6. A dual-mode laser heating spot homogenization control system, used to implement the method according to any one of claims 1 to 5, characterized in that, include: The point heating optical path module includes a first laser source, a first optical fiber, a point heating collimation module, a point heating total internal reflection integrating mirror group, and a first freeform surface homogenizing mirror. The point heating total internal reflection integrating mirror group is composed of two mirrors with a one-dimensional microcylindrical array on their surfaces arranged orthogonally. The surface-heated optical path module includes a second laser source, a second optical fiber, a surface-heated collimation module, a surface-heated total internal reflection integrating mirror, and a second free-form surface homogenizing mirror. The surface-heated total internal reflection integrating mirror is a single-piece mirror with a two-dimensional micro-cylindrical array on its surface. The optical path switching mechanism is used to respond to a switching command and switch the point heating optical path module or the surface heating optical path module into the working optical axis; A displacement actuator is driven and connected to the point heating collimation module and / or the surface heating collimation module, and is used to drive the corresponding collimation module to move along the optical axis; The detection module is used to acquire the spot heat flux distribution data of the target area; The control module is communicatively connected to the optical path switching mechanism, the displacement actuator, and the detection module, respectively. The control module is configured to: receive a switching command and a spot-changing command generated based on the switching command and / or user input; control the optical path switching mechanism to operate according to the switching command; control the displacement actuator to drive the corresponding collimation module to move to the target displacement amount according to the spot-changing command and the stored mapping relationship between the spot size and the collimation module displacement; receive the spot heat flux distribution data and run an optimization algorithm model to calculate the displacement compensation amount; and control the displacement actuator to fine-tune the axial position of the collimation module according to the displacement compensation amount.

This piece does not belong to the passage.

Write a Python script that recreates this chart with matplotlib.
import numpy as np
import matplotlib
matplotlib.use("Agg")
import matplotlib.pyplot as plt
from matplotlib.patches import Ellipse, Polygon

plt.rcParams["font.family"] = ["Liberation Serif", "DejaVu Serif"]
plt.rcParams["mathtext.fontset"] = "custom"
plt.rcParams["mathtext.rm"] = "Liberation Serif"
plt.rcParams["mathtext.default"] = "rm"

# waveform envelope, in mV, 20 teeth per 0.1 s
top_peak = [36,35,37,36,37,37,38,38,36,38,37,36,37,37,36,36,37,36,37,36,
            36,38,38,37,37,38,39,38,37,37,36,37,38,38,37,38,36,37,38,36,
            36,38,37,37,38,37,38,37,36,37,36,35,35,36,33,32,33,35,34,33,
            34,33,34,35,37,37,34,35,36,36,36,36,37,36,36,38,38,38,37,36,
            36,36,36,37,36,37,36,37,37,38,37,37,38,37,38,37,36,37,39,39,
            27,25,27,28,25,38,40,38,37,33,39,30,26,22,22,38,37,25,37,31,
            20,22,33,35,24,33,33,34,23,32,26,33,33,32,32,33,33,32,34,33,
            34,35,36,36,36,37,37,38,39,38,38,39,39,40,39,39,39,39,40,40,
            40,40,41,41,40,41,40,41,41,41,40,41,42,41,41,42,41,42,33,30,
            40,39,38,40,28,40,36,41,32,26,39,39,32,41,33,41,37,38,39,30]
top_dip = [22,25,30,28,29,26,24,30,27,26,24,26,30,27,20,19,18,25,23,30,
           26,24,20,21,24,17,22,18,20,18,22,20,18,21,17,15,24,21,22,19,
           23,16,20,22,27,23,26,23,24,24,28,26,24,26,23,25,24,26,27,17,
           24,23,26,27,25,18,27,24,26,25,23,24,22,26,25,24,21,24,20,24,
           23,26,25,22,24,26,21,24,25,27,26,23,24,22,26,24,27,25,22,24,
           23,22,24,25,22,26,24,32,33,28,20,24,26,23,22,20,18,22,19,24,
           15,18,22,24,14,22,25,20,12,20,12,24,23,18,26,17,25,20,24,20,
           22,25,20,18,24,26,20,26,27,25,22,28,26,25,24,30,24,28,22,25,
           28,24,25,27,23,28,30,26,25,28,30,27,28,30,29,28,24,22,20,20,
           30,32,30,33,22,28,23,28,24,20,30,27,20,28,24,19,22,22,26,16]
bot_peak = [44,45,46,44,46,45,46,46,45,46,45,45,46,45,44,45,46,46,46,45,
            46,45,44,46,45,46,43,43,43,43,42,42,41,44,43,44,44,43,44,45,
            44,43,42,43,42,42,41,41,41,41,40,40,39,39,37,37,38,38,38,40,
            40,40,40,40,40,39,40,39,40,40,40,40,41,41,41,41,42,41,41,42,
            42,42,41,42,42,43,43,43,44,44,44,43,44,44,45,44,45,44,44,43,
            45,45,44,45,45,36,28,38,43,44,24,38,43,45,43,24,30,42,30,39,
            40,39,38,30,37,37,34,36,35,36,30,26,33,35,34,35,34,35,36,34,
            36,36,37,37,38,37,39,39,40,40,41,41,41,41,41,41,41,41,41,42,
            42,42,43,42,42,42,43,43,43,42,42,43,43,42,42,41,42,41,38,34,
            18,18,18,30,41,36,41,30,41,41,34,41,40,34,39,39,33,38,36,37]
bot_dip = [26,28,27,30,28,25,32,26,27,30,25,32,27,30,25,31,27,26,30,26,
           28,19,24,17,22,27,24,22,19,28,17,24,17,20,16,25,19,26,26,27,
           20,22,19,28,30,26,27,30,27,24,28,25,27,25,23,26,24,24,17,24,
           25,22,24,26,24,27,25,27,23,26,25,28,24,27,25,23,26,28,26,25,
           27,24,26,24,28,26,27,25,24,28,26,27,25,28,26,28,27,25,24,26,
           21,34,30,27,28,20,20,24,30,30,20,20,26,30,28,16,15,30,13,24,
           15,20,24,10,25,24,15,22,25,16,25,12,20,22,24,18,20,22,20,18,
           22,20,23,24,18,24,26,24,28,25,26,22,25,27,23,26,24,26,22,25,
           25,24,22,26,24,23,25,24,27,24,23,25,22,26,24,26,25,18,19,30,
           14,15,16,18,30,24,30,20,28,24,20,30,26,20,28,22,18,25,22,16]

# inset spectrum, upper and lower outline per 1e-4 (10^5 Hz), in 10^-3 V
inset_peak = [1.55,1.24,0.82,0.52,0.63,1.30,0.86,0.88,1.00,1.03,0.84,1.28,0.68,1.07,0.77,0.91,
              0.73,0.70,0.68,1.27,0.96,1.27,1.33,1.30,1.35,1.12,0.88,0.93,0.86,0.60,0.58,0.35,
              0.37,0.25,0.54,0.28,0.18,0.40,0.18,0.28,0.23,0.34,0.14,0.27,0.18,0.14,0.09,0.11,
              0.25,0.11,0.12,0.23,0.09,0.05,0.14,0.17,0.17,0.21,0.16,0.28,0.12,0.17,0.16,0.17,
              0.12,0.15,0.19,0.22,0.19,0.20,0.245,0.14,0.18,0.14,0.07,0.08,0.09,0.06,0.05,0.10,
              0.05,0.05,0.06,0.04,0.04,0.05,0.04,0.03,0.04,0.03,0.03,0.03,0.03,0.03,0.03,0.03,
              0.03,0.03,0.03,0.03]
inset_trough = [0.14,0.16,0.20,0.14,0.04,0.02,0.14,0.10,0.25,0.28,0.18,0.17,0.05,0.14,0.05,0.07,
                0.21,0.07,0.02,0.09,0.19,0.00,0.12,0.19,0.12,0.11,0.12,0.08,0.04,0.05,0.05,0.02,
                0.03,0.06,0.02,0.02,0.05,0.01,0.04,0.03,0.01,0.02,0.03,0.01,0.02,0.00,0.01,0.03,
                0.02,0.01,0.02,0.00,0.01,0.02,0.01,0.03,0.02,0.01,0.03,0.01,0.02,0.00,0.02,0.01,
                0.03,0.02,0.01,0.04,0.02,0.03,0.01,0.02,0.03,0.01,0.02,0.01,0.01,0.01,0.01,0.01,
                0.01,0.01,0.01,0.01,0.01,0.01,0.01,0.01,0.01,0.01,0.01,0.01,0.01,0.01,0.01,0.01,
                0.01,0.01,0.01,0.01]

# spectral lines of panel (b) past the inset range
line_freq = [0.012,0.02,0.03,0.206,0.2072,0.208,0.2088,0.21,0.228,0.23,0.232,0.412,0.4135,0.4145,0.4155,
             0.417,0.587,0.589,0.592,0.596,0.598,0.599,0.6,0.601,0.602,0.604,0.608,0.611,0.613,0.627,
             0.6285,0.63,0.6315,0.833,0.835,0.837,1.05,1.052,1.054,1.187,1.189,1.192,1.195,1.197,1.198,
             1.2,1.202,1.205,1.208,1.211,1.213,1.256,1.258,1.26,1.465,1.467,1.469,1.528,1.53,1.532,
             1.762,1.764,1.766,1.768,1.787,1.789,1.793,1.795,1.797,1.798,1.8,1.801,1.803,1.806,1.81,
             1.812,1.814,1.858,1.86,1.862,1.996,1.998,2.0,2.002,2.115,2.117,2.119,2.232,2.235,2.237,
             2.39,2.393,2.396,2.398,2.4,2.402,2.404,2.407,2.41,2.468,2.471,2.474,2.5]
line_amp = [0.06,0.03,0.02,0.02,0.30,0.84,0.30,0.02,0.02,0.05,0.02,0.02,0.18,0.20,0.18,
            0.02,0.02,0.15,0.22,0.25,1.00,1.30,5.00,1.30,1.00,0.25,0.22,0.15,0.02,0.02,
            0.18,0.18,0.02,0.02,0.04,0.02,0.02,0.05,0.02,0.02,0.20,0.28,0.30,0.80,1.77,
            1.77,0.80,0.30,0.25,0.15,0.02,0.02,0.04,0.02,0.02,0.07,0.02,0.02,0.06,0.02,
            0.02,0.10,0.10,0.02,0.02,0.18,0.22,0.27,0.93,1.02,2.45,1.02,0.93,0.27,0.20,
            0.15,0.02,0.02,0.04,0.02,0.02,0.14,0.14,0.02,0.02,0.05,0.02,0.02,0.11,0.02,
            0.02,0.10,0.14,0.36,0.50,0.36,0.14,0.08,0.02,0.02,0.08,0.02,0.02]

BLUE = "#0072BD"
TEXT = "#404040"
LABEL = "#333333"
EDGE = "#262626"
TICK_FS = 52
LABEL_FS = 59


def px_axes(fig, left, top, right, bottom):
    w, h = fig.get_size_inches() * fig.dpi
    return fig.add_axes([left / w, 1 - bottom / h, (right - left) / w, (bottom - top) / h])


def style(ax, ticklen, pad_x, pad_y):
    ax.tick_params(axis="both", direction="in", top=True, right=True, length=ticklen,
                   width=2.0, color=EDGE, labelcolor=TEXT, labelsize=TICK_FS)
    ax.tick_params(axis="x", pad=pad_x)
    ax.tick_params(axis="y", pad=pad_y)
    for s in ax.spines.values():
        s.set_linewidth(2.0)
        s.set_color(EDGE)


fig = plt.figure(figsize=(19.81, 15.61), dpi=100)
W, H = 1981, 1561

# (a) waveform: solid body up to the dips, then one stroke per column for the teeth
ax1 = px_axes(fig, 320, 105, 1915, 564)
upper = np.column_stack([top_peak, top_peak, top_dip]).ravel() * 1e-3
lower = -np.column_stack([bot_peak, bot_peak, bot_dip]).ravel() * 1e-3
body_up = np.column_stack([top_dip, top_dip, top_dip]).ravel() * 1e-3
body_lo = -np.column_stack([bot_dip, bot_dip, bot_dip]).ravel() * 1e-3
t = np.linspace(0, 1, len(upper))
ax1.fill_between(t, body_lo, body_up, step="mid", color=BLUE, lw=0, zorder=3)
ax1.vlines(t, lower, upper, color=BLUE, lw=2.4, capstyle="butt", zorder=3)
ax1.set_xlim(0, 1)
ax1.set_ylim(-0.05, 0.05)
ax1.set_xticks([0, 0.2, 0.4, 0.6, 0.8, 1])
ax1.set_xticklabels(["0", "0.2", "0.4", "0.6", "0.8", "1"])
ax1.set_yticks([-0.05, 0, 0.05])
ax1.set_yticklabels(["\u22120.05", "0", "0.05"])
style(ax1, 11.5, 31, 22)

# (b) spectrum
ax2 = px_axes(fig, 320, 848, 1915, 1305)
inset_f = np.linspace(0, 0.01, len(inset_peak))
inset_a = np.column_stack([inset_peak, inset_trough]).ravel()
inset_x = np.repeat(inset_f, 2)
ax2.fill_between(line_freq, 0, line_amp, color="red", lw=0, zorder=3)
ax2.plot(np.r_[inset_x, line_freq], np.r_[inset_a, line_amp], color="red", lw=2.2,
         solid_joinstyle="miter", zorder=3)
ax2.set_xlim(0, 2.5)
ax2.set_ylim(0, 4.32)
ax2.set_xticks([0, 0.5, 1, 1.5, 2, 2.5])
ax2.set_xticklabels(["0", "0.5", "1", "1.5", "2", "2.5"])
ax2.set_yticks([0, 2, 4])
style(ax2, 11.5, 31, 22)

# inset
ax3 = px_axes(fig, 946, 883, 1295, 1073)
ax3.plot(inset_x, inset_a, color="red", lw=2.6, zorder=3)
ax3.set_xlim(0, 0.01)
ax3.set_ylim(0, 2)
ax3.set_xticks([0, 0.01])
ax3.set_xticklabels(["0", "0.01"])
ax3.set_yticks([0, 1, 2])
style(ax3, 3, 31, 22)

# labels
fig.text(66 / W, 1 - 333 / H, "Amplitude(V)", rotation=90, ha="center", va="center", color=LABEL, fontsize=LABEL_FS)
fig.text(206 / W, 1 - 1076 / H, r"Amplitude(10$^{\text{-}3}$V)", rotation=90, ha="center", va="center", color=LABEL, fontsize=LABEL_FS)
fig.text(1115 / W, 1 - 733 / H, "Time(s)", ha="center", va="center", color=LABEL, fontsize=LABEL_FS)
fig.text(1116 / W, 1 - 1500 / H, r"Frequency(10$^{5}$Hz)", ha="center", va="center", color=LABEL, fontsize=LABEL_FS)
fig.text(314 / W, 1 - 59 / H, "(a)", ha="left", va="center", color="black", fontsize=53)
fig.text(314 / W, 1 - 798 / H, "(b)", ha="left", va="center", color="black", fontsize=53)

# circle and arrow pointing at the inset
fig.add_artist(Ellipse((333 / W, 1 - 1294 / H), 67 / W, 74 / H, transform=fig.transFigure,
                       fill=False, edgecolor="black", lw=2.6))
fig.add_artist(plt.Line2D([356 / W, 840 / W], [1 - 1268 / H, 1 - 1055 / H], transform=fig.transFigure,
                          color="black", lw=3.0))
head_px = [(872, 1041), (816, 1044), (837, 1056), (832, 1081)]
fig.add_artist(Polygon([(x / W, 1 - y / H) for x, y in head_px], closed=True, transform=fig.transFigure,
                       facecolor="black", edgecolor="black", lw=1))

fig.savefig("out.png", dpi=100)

7. The system according to claim 6, characterized in that, The point heating collimation module in the point heating optical path module includes an off-axis parabolic reflector and an achromatic lens group; the two one-dimensional microcylindrical array reflectors in the point heating total internal reflection integrating mirror group are used to homogenize the laser beam in the horizontal and vertical directions, respectively.

8. The system according to claim 6, characterized in that, The surface-heated total internal reflection integrating mirror in the surface-heated optical path module is a single two-dimensional microcylindrical array mirror, which is directly processed on the same metal substrate.

9. The system according to claim 6, characterized in that, It also includes liquid cooling heat dissipation devices; The liquid cooling device includes a conformal microchannel liquid cooling circuit disposed on the back of the point-heated total internal reflection integrator and the surface-heated total internal reflection integrator, and a circulating cooling unit connected to the liquid cooling circuit, for forced cooling of the corresponding total internal reflection integrator to control its operating temperature rise.

10. The system according to claim 6, characterized in that, The displacement actuator includes a high-rigidity linear displacement stage driven by a linear motor and an absolute position encoder; the optical path switching mechanism is a six-axis servo adjustment frame.